- EXERCISE AIM -
Please repeat the records exactly from their first line, finishing at the line containing "from bokeh.resources import INLINE" and including it.

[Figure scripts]
--

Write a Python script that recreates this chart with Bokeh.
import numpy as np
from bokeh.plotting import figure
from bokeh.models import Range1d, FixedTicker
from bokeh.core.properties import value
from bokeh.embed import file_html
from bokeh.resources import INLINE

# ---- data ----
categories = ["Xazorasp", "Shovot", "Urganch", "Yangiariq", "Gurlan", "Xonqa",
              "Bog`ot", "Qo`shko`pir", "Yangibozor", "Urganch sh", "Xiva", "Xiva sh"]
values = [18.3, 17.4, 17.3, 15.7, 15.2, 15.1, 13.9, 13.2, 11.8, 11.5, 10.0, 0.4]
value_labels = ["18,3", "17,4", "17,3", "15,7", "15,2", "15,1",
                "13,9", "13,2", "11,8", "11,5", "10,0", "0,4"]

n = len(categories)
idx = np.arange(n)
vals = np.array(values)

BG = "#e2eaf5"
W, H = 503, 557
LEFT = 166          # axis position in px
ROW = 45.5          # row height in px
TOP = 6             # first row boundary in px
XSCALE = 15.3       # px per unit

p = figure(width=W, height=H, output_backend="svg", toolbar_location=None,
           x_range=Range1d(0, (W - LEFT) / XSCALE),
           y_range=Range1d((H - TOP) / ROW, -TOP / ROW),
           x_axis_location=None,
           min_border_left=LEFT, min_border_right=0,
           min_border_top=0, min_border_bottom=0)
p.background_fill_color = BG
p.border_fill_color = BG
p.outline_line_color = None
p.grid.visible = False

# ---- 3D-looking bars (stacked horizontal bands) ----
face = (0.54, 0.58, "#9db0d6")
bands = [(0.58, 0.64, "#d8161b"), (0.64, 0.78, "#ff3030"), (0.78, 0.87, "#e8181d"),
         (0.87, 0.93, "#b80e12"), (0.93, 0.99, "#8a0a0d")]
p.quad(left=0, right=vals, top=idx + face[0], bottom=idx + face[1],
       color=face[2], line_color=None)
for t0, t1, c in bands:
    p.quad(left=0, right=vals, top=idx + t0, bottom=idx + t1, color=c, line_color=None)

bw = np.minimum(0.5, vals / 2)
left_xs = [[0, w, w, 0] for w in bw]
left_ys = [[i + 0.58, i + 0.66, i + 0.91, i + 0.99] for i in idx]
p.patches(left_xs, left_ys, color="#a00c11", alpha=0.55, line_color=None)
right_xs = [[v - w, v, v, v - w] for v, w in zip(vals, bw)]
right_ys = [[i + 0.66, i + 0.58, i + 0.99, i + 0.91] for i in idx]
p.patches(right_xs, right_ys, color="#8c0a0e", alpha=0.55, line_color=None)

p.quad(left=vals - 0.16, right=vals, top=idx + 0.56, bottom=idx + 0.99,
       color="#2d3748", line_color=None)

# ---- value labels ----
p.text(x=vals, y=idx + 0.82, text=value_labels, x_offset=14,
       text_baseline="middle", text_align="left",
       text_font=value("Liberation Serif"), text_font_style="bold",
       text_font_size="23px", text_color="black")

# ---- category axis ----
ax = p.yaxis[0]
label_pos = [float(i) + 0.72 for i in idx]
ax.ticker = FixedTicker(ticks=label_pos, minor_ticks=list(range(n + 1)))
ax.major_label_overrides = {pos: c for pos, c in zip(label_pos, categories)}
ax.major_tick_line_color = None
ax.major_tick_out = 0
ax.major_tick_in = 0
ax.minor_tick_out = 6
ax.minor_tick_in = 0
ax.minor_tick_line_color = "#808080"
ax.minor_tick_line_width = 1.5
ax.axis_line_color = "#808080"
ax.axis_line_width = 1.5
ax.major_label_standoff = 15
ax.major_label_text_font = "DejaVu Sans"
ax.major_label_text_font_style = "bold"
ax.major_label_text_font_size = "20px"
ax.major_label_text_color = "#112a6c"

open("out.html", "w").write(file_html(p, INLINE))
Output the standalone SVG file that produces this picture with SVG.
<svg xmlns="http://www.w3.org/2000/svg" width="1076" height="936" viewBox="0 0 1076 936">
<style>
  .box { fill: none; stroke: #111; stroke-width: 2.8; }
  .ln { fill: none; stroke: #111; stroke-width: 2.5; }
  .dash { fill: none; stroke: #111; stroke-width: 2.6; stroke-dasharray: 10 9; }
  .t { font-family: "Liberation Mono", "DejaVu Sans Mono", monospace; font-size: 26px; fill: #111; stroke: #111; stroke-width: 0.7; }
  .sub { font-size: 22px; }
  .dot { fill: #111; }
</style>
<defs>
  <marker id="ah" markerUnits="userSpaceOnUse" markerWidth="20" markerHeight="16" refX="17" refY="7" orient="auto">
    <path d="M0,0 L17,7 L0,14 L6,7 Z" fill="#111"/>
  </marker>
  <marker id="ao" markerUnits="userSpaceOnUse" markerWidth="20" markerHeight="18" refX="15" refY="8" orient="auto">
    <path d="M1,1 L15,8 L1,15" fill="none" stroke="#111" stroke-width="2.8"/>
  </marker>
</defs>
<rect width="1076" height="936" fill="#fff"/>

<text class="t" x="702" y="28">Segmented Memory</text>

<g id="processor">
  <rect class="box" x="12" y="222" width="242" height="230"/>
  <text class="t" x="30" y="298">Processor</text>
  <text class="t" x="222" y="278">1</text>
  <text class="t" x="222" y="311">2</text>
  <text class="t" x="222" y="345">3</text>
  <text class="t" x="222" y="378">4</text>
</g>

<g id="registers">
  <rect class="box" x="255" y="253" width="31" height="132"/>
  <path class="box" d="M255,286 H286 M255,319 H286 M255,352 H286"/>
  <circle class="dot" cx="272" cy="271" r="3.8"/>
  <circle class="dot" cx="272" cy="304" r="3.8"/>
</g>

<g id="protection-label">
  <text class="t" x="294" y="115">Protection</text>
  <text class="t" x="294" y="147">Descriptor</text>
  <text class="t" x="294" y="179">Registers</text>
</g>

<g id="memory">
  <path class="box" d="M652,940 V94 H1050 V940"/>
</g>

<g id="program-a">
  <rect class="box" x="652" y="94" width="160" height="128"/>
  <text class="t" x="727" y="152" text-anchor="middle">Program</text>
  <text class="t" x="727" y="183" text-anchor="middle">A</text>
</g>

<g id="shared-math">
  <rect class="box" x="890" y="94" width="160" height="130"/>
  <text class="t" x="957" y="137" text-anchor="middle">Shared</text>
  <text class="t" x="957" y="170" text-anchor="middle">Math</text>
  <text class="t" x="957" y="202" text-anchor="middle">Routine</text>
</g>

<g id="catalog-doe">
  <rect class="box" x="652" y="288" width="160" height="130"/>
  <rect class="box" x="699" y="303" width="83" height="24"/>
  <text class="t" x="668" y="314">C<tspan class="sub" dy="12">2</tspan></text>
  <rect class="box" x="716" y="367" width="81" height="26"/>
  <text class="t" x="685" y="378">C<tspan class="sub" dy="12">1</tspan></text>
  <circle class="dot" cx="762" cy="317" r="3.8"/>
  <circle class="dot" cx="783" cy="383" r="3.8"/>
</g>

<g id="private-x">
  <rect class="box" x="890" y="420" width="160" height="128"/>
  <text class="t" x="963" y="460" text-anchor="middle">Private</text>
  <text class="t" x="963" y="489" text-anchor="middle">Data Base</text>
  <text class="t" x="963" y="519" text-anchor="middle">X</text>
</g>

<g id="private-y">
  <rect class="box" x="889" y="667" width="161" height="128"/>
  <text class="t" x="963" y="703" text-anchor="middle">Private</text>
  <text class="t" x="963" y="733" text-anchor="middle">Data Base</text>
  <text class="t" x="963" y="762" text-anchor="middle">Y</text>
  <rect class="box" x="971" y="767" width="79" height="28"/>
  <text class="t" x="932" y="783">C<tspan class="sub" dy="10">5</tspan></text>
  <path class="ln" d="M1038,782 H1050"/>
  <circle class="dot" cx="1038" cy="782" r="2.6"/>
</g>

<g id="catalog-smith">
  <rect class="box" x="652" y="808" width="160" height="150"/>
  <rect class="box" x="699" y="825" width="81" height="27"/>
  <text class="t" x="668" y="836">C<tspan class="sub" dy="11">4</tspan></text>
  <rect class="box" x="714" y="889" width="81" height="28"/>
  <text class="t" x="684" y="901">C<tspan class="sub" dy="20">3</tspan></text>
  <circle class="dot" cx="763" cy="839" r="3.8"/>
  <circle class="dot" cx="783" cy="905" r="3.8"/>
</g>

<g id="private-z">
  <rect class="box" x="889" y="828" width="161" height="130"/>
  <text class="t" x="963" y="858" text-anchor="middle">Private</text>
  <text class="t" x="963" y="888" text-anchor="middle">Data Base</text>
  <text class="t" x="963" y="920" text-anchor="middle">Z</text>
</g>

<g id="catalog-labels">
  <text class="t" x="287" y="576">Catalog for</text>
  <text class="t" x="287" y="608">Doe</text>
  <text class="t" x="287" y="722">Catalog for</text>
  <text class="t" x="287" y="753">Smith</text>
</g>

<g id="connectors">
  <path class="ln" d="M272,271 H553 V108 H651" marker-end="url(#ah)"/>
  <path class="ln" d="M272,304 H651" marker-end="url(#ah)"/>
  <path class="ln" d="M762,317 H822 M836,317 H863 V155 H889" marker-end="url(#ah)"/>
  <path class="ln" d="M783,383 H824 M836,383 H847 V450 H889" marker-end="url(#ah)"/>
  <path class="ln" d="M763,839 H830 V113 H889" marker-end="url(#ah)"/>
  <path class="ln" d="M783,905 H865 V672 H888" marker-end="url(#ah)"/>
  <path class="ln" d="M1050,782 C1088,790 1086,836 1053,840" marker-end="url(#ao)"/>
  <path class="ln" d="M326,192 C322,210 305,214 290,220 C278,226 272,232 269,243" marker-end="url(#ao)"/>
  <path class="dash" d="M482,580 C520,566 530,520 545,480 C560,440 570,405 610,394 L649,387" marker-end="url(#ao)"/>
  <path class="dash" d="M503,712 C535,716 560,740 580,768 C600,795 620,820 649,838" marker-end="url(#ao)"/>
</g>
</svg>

--

- TASK RESPONSE -
Write a Python script that recreates this chart with Bokeh.
import numpy as np
from bokeh.plotting import figure
from bokeh.models import Range1d, FixedTicker
from bokeh.core.properties import value
from bokeh.embed import file_html
from bokeh.resources import INLINE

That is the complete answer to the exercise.